Note: A further result is that the original entity is taken to have become a subsidiary member of the group at that time. Section 703-80 deals with the original entity's tax position for the income year that includes the completion time.

(3) A provision of this Part that applies on an entity becoming a subsidiary member of a consolidated group does not apply to an entity being taken to have become such a member as a result of this section, unless the provision is expressed to apply despite this subsection.

      Note: an example of the effect of this subsection is that there is no resetting under section 701-10 of the tax cost of assets of the original entity that become assets of the interposed company because of subsection 701-1(1) (the single entity rule).

(4) To avoid doubt, subsection (3) does not affect the application of subsection 701-1(1) (the single entity rule).

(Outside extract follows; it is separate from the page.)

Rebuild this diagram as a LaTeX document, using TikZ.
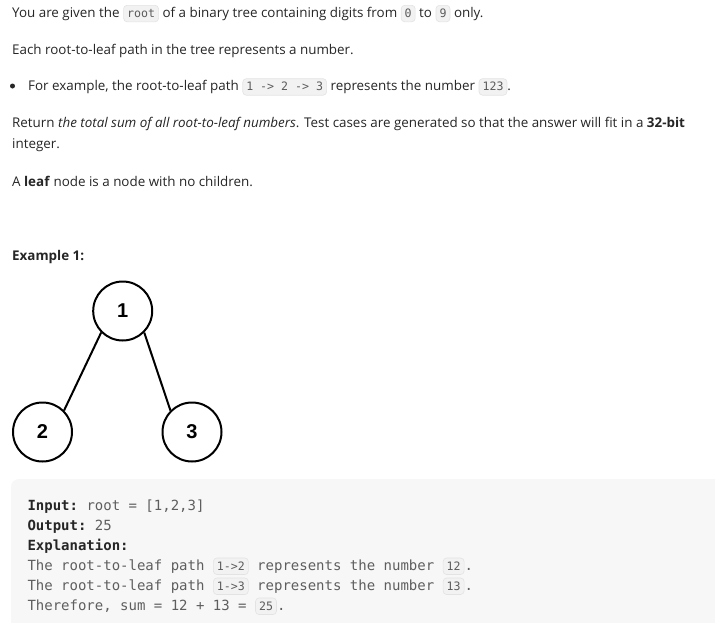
\documentclass[tikz,border=0pt]{standalone}
\usepackage{fontspec}
\usepackage{tikz}
\setmainfont{Open Sans}
\setmonofont{DejaVu Sans Mono}
\newfontfamily\treefont{Liberation Sans}

\definecolor{textc}{HTML}{262626}
\definecolor{codetext}{HTML}{5C5C5C}
\definecolor{codebg}{HTML}{F2F2F2}
\definecolor{codeline}{HTML}{E3E3E3}
\definecolor{blockbg}{HTML}{F7F7F7}
\definecolor{blocktext}{HTML}{5E5E5E}

\begin{document}
\begin{tikzpicture}[x=1pt,y=-1pt,
    txt/.style={anchor=base west,inner sep=0pt,text=textc,font=\fontsize{13.4}{16}\selectfont},
    code/.style={anchor=base west,inner xsep=3.5pt,inner ysep=0pt,text height=12pt,text depth=4.5pt,
        fill=codebg,draw=codeline,line width=.6pt,rounded corners=3.5pt,text=codetext,
        font=\ttfamily\fontsize{11.6}{13}\selectfont},
    blk/.style={anchor=base west,inner sep=0pt,text=blocktext,font=\ttfamily\fontsize{14}{17}\selectfont},
    treenode/.style={circle,draw,line width=2pt,minimum size=59pt,inner sep=0pt,
        font=\treefont\bfseries\fontsize{20}{24}\selectfont}]
    \useasboundingbox[fill=white] (0,0) rectangle (715,622);
    % text above the example
    \node[txt] (l1a) at (12,17.3) {You are given the};
    \node[code] (l1b) at ([xshift=3.5]l1a.base east) {root};
    \node[txt] (l1c) at ([xshift=3.5]l1b.base east) {of a binary tree containing digits from};
    \node[code] (l1d) at ([xshift=3.5]l1c.base east) {0};
    \node[txt] (l1e) at ([xshift=3.5]l1d.base east) {to};
    \node[code] (l1f) at ([xshift=3.5]l1e.base east) {9};
    \node[txt] (l1g) at ([xshift=3.5]l1f.base east) {only.};
    \node[txt] (l2) at (12,54.3) {Each root-to-leaf path in the tree represents a number.};
    \node[circle,fill=textc,inner sep=0pt,minimum size=5pt] (bul) at (12.5,86) {};
    \node[txt] (l3a) at (28,90.7) {For example, the root-to-leaf path};
    \node[code] (l3b) at ([xshift=3.5]l3a.base east) {1 -> 2 -> 3};
    \node[txt] (l3c) at ([xshift=3.5]l3b.base east) {represents the number};
    \node[code] (l3d) at ([xshift=3.5]l3c.base east) {123};
    \node[txt] (l3e) at (l3d.base east) {.};
    \node[txt] (l4) at (12,127.5) {Return \textit{the total sum of all root-to-leaf numbers}. Test cases are generated so that the answer will fit in a \textbf{32-bit}};
    \node[txt] (l5) at (12,148.5) {integer.};
    \node[txt] (l6) at (12,186.5) {A \textbf{leaf} node is a node with no children.};
    \node[txt] (ex) at (12,260) {\textbf{Example 1:}};
    % the tree
    \node[treenode] (n1) at (122.7,311) {1};
    \node[treenode] (n2) at (42.5,432) {2};
    \node[treenode] (n3) at (192,432) {3};
    \draw[line width=2pt] (n1.south west) -- (n2.north east);
    \draw[line width=2pt] (n1.south east) -- (n3.north west);
    % example block
    \fill[blockbg,rounded corners=8pt] (11,479) rectangle (730,640);
    \node[blk] (in) at (27.3,510) {\textbf{\color{textc}Input:} root = [1,2,3]};
    \node[blk] (out) at (27.3,530) {\textbf{\color{textc}Output:} 25};
    \node[blk] (expl) at (27.3,550) {\textbf{\color{textc}Explanation:}};
    \node[blk] (e1a) at (27.3,570) {The root-to-leaf path};
    \node[code] (e1b) at ([xshift=8.4]e1a.base east) {1->2};
    \node[blk] (e1c) at ([xshift=8.4]e1b.base east) {represents the number};
    \node[code] (e1d) at ([xshift=8.4]e1c.base east) {12};
    \node[blk] (e1e) at (e1d.base east) {.};
    \node[blk] (e2a) at (27.3,590) {The root-to-leaf path};
    \node[code] (e2b) at ([xshift=8.4]e2a.base east) {1->3};
    \node[blk] (e2c) at ([xshift=8.4]e2b.base east) {represents the number};
    \node[code] (e2d) at ([xshift=8.4]e2c.base east) {13};
    \node[blk] (e2e) at (e2d.base east) {.};
    \node[blk] (e3a) at (27.3,610) {Therefore, sum = 12 + 13 =};
    \node[code] (e3b) at ([xshift=8.4]e3a.base east) {25};
    \node[blk] (e3c) at (e3b.base east) {.};
\end{tikzpicture}
\end{document}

The application of section 703-70 of the ITAA 1997 results in the following:

      ● The TRUST A Tax Consolidated Group be taken not to have ceased to exist under subsection 703-5(2) of the ITAA 1997,

      ● ABC is taken to have become the head company of the TRUST A Tax Consolidated Group at the completion time,

      ● the provisions in Part 3-90 of the ITAA 1997 (Consolidated Groups) that apply on an entity becoming a subsidiary member of a consolidated group do not apply to TRUST A being taken to have become such a member as a result of section 703-70 of the ITAA 1997.

Consequently, under section 703-70 of the ITAA 1997, the tax cost base of the assets held by TRUST A is not required to be reset under Division 701 of the ITAA 1997 on TRUST A becoming a member of the ABC Tax Consolidated Group.